[Start INFORMATION SHOWN]

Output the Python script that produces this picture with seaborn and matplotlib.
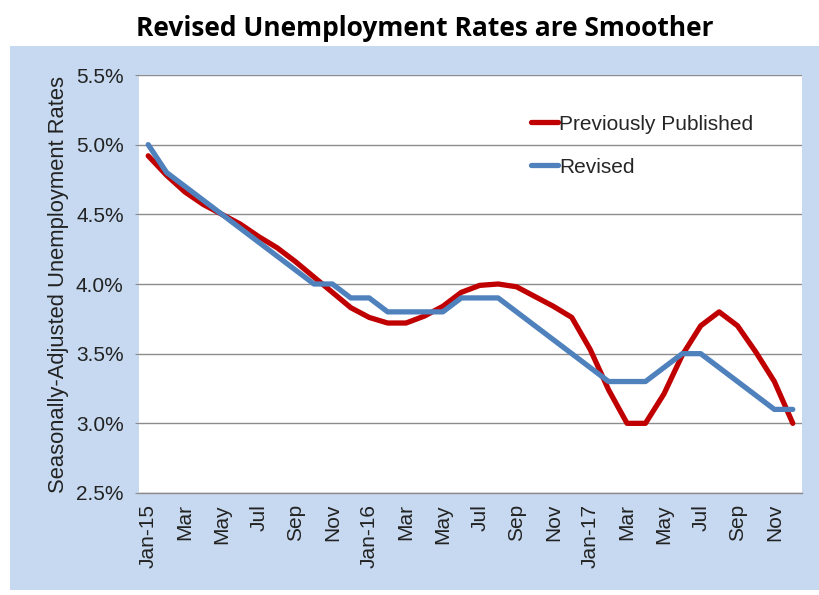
import numpy as np
import pandas as pd
import matplotlib
matplotlib.use("Agg")
import matplotlib.pyplot as plt
import seaborn as sns
from matplotlib.patches import Rectangle
from matplotlib.ticker import FuncFormatter

months = ["Jan-15", "Feb", "Mar", "Apr", "May", "Jun", "Jul", "Aug", "Sep", "Oct", "Nov", "Dec",
          "Jan-16", "Feb", "Mar", "Apr", "May", "Jun", "Jul", "Aug", "Sep", "Oct", "Nov", "Dec",
          "Jan-17", "Feb", "Mar", "Apr", "May", "Jun", "Jul", "Aug", "Sep", "Oct", "Nov", "Dec"]
previously_published = [4.92, 4.78, 4.66, 4.57, 4.50, 4.43, 4.34, 4.26, 4.16, 4.05, 3.94, 3.83,
                        3.76, 3.72, 3.72, 3.77, 3.84, 3.94, 3.99, 4.00, 3.98, 3.91, 3.84, 3.76,
                        3.53, 3.24, 3.00, 3.00, 3.21, 3.49, 3.70, 3.80, 3.70, 3.51, 3.30, 3.00]
revised = [5.0, 4.8, 4.7, 4.6, 4.5, 4.4, 4.3, 4.2, 4.1, 4.0, 4.0, 3.9,
           3.9, 3.8, 3.8, 3.8, 3.8, 3.9, 3.9, 3.9, 3.8, 3.7, 3.6, 3.5,
           3.4, 3.3, 3.3, 3.3, 3.4, 3.5, 3.5, 3.4, 3.3, 3.2, 3.1, 3.1]
series_names = ["Previously Published", "Revised"]
y_ticks = [2.5, 3.0, 3.5, 4.0, 4.5, 5.0, 5.5]

idx = np.arange(len(months))
df = pd.DataFrame({
    "month": np.concatenate([idx, idx]),
    "rate": previously_published + revised,
    "series": [series_names[0]] * len(idx) + [series_names[1]] * len(idx),
})

sns.set_style("white")
plt.rcParams["font.family"] = ["Liberation Sans", "DejaVu Sans"]

fig = plt.figure(figsize=(8.19, 5.95), dpi=100)
fig.patch.set_facecolor("white")
fig.add_artist(Rectangle((10 / 819, 1 - 590 / 595), 1 - 10 / 819, (590 - 46) / 595,
                         transform=fig.transFigure, facecolor="#C6D9F0", edgecolor="none", zorder=0))

ax = fig.add_axes([139 / 819, 1 - 493 / 595, (802 - 139) / 819, (493 - 75) / 595])
ax.set_facecolor("white")

sns.lineplot(data=df, x="month", y="rate", hue="series", palette=["#C00000", "#4F81BD"],
             linewidth=3.8, ax=ax, legend=True)

ax.set_xlim(-0.5, len(months) - 0.5)
ax.set_ylim(2.5, 5.5)
ax.set_yticks(y_ticks)
ax.yaxis.set_major_formatter(FuncFormatter(lambda v, p: f"{v:.1f}%"))
ax.set_xticks(idx[::2])
ax.set_xticklabels(months[::2], rotation=90)
ax.grid(axis="y", color="#8C8C8C", linewidth=1.0)
ax.grid(axis="x", visible=False)
ax.set_axisbelow(True)
for s in ["top", "right", "left"]:
    ax.spines[s].set_visible(False)
ax.spines["bottom"].set_color("#8C8C8C")
ax.spines["bottom"].set_linewidth(1.0)
ax.tick_params(axis="y", labelsize=15, colors="#222222", pad=8, length=3, left=True, color="#8C8C8C")
ax.tick_params(axis="x", labelsize=15, colors="#222222", pad=8, length=0)
ax.set_xlabel("")
ax.set_ylabel("Seasonally-Adjusted Unemployment Rates", fontsize=15.8, color="#222222", labelpad=5)

leg = ax.legend(loc="upper left", bbox_to_anchor=(0.575, 0.93), frameon=False, fontsize=15,
                handlelength=1.3, handletextpad=0.05, labelspacing=1.15, borderpad=0)

fig.text(425 / 819, 1 - 29 / 595, "Revised Unemployment Rates are Smoother",
         ha="center", va="center", fontsize=19, fontweight="bold", family=["Open Sans", "DejaVu Sans"],
         color="black")

fig.savefig("out.png", dpi=100)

[End INFORMATION SHOWN]

• _OBJECTIVE_: Every line of the data should be copied as it stands, without the images.

• _SOLVED PROBLEM_:
Output the Python script that produces this picture with seaborn and matplotlib.
import numpy as np
import pandas as pd
import matplotlib
matplotlib.use("Agg")
import matplotlib.pyplot as plt
import seaborn as sns
from matplotlib.patches import Rectangle
from matplotlib.ticker import FuncFormatter

months = ["Jan-15", "Feb", "Mar", "Apr", "May", "Jun", "Jul", "Aug", "Sep", "Oct", "Nov", "Dec",
          "Jan-16", "Feb", "Mar", "Apr", "May", "Jun", "Jul", "Aug", "Sep", "Oct", "Nov", "Dec",
          "Jan-17", "Feb", "Mar", "Apr", "May", "Jun", "Jul", "Aug", "Sep", "Oct", "Nov", "Dec"]
previously_published = [4.92, 4.78, 4.66, 4.57, 4.50, 4.43, 4.34, 4.26, 4.16, 4.05, 3.94, 3.83,
                        3.76, 3.72, 3.72, 3.77, 3.84, 3.94, 3.99, 4.00, 3.98, 3.91, 3.84, 3.76,
                        3.53, 3.24, 3.00, 3.00, 3.21, 3.49, 3.70, 3.80, 3.70, 3.51, 3.30, 3.00]
revised = [5.0, 4.8, 4.7, 4.6, 4.5, 4.4, 4.3, 4.2, 4.1, 4.0, 4.0, 3.9,
           3.9, 3.8, 3.8, 3.8, 3.8, 3.9, 3.9, 3.9, 3.8, 3.7, 3.6, 3.5,
           3.4, 3.3, 3.3, 3.3, 3.4, 3.5, 3.5, 3.4, 3.3, 3.2, 3.1, 3.1]
series_names = ["Previously Published", "Revised"]
y_ticks = [2.5, 3.0, 3.5, 4.0, 4.5, 5.0, 5.5]

idx = np.arange(len(months))
df = pd.DataFrame({
    "month": np.concatenate([idx, idx]),
    "rate": previously_published + revised,
    "series": [series_names[0]] * len(idx) + [series_names[1]] * len(idx),
})

sns.set_style("white")
plt.rcParams["font.family"] = ["Liberation Sans", "DejaVu Sans"]

fig = plt.figure(figsize=(8.19, 5.95), dpi=100)
fig.patch.set_facecolor("white")
fig.add_artist(Rectangle((10 / 819, 1 - 590 / 595), 1 - 10 / 819, (590 - 46) / 595,
                         transform=fig.transFigure, facecolor="#C6D9F0", edgecolor="none", zorder=0))

ax = fig.add_axes([139 / 819, 1 - 493 / 595, (802 - 139) / 819, (493 - 75) / 595])
ax.set_facecolor("white")

sns.lineplot(data=df, x="month", y="rate", hue="series", palette=["#C00000", "#4F81BD"],
             linewidth=3.8, ax=ax, legend=True)

ax.set_xlim(-0.5, len(months) - 0.5)
ax.set_ylim(2.5, 5.5)
ax.set_yticks(y_ticks)
ax.yaxis.set_major_formatter(FuncFormatter(lambda v, p: f"{v:.1f}%"))
ax.set_xticks(idx[::2])
ax.set_xticklabels(months[::2], rotation=90)
ax.grid(axis="y", color="#8C8C8C", linewidth=1.0)
ax.grid(axis="x", visible=False)
ax.set_axisbelow(True)
for s in ["top", "right", "left"]:
    ax.spines[s].set_visible(False)
ax.spines["bottom"].set_color("#8C8C8C")
ax.spines["bottom"].set_linewidth(1.0)
ax.tick_params(axis="y", labelsize=15, colors="#222222", pad=8, length=3, left=True, color="#8C8C8C")
ax.tick_params(axis="x", labelsize=15, colors="#222222", pad=8, length=0)
ax.set_xlabel("")
ax.set_ylabel("Seasonally-Adjusted Unemployment Rates", fontsize=15.8, color="#222222", labelpad=5)

leg = ax.legend(loc="upper left", bbox_to_anchor=(0.575, 0.93), frameon=False, fontsize=15,
                handlelength=1.3, handletextpad=0.05, labelspacing=1.15, borderpad=0)

fig.text(425 / 819, 1 - 29 / 595, "Revised Unemployment Rates are Smoother",
         ha="center", va="center", fontsize=19, fontweight="bold", family=["Open Sans", "DejaVu Sans"],
         color="black")

fig.savefig("out.png", dpi=100)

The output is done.